::: Task input

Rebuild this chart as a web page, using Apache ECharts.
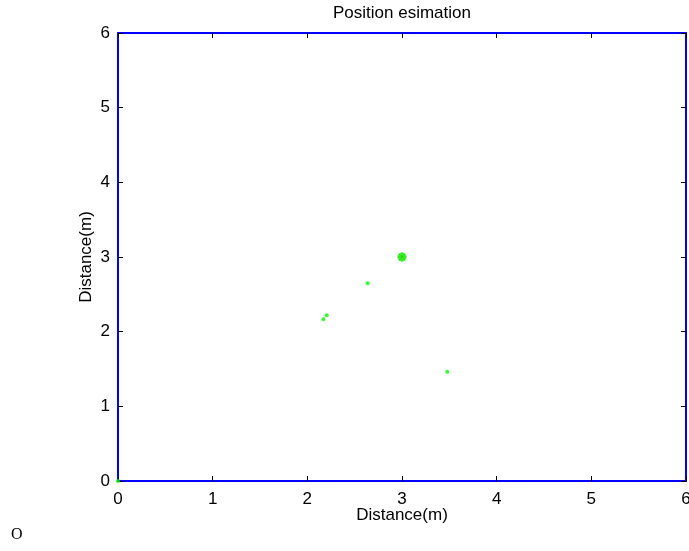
<!DOCTYPE html>
<html>
<head>
<meta charset="utf-8">
<script src="https://cdn.jsdelivr.net/npm/echarts@6/dist/echarts.min.js"></script>
<style>
html,body{margin:0;padding:0;background:#fff;}
#chart{width:689px;height:551px;}
</style>
</head>
<body>
<div id="chart"></div>
<script>
// Data
const titleText = "Position esimation";
const xLabel = "Distance(m)";
const yLabel = "Distance(m)";
const axisMin = 0, axisMax = 6, axisStep = 1;
const truePosition = [[3, 3]];
const convergedEstimate = [[3, 3]];
const estimates = [[2.637, 2.648], [2.205, 2.219], [2.170, 2.165], [3.478, 1.464], [0, 0]];

const FONT = '"Liberation Sans", Arial, Helvetica, sans-serif';
const FS = 17;
const chart = echarts.init(document.getElementById('chart'));
const asterisk = 'path://M5,0 L5,10 M0,5 L10,5 M1.5,1.5 L8.5,8.5 M8.5,1.5 L1.5,8.5';

const baseAxis = {
  min: axisMin, max: axisMax, interval: axisStep,
  axisLine: {show: true, onZero: false, lineStyle: {color: '#0000ff', width: 2}},
  axisTick: {show: true, inside: true, length: 5, lineStyle: {color: '#000', width: 1}},
  splitLine: {show: false}
};

chart.setOption({
  animation: false,
  backgroundColor: '#fff',
  grid: {left: 118, right: 3, top: 33, bottom: 70, outerBoundsMode: 'none', containLabel: false},
  xAxis: [
    Object.assign({}, baseAxis, {
      type: 'value', position: 'bottom',
      name: xLabel, nameLocation: 'middle', nameGap: 26, nameMoveOverlap: false,
      nameTextStyle: {fontFamily: FONT, fontSize: FS, color: '#000'},
      axisLabel: {show: true, margin: 10, fontFamily: FONT, fontSize: FS, color: '#000'}
    }),
    Object.assign({}, baseAxis, {type: 'value', position: 'top', axisLabel: {show: false}})
  ],
  yAxis: [
    Object.assign({}, baseAxis, {
      type: 'value', position: 'left',
      name: yLabel, nameLocation: 'middle', nameGap: 23, nameMoveOverlap: false,
      nameTextStyle: {fontFamily: FONT, fontSize: FS, color: '#000'},
      axisLabel: {show: true, margin: 8, fontFamily: FONT, fontSize: FS, color: '#000'}
    }),
    Object.assign({}, baseAxis, {type: 'value', position: 'right', axisLabel: {show: false}})
  ],
  series: [
    {
      type: 'scatter', data: truePosition, symbol: asterisk, symbolSize: 9,
      itemStyle: {color: 'none', borderColor: '#ff0000', borderWidth: 1}, z: 3, clip: false
    },
    {
      type: 'scatter', data: convergedEstimate, symbol: 'circle', symbolSize: 9,
      itemStyle: {color: '#00ff00'}, z: 4, clip: false
    },
    {
      type: 'scatter', data: estimates, symbol: 'circle', symbolSize: 4,
      itemStyle: {color: '#00ff00'}, z: 10, clip: false
    }
  ],
  graphic: [
    {
      type: 'text', x: 402, y: 13,
      style: {text: titleText, font: FS + 'px ' + FONT, fill: '#000', align: 'center', verticalAlign: 'middle'}
    },
    {
      type: 'text', left: 11, top: 527,
      style: {text: 'O', font: '16px "Liberation Serif", "Times New Roman", serif', fill: '#000'}
    }
  ]
});
</script>
</body>
</html>
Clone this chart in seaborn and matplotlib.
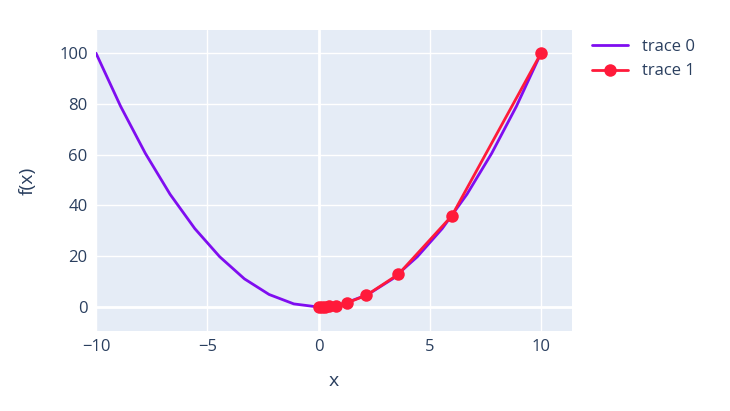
import matplotlib
matplotlib.use("Agg")
import matplotlib.pyplot as plt
import seaborn as sns
import pandas as pd

x0 = [-10, -8.89, -7.78, -6.67, -5.56, -4.44, -3.33, -2.22, -1.11, 0,
      1.11, 2.22, 3.33, 4.44, 5.56, 6.67, 7.78, 8.89, 10]
y0 = [100, 79.0, 60.5, 44.4, 30.9, 19.8, 11.1, 4.94, 1.23, 0,
      1.23, 4.94, 11.1, 19.8, 30.9, 44.4, 60.5, 79.0, 100]
x1 = [0, 0.17, 0.28, 0.46, 0.77, 1.29, 2.15, 3.59, 5.99, 10]
y1 = [0, 0.03, 0.08, 0.21, 0.59, 1.66, 4.62, 12.9, 35.9, 100]

sns.set_style("white")
plt.rcParams['font.family'] = ['Open Sans', 'DejaVu Sans']
txt = "#2a3f5f"

fig = plt.figure(figsize=(7.3, 4.11), dpi=100)
ax = fig.add_axes([0.1315, 0.1946, 0.652, 0.732])
ax.set_facecolor("#E5ECF6")
for s in ax.spines.values():
    s.set_visible(False)
ax.set_xlim(-10, 11.39)
ax.set_ylim(-9.45, 109.06)
ax.set_xticks([-10, -5, 0, 5, 10])
ax.set_xticklabels(["\u221210", "\u22125", "0", "5", "10"])
ax.set_yticks([0, 20, 40, 60, 80, 100])
ax.grid(True, color="white", lw=1)
ax.axvline(0, color="white", lw=2, zorder=1)
ax.axhline(0, color="white", lw=2, zorder=1)
ax.set_axisbelow(True)
ax.tick_params(length=0, labelsize=12, colors=txt, pad=6)

sns.lineplot(x=x0, y=y0, ax=ax, color="#7f0df0", lw=2, label="trace 0", sort=False)
sns.lineplot(x=x1, y=y1, ax=ax, color="#ff1a3a", lw=2, marker="o", markersize=9,
             markeredgewidth=0, label="trace 1", sort=False)

ax.set_xlabel("x", fontsize=14, color=txt, labelpad=12)
ax.set_ylabel("f(x)", fontsize=14, color=txt, labelpad=16)
leg = ax.legend(loc="upper left", bbox_to_anchor=(1.01, 1.02), frameon=False,
                fontsize=12, handlelength=2.2)
for t in leg.get_texts():
    t.set_color(txt)
fig.savefig("out.png", dpi=100)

::::::

Given problem:
Report how many lines in the data include the word "seaborn", and give nothing but the count.

Output for this exercise:
2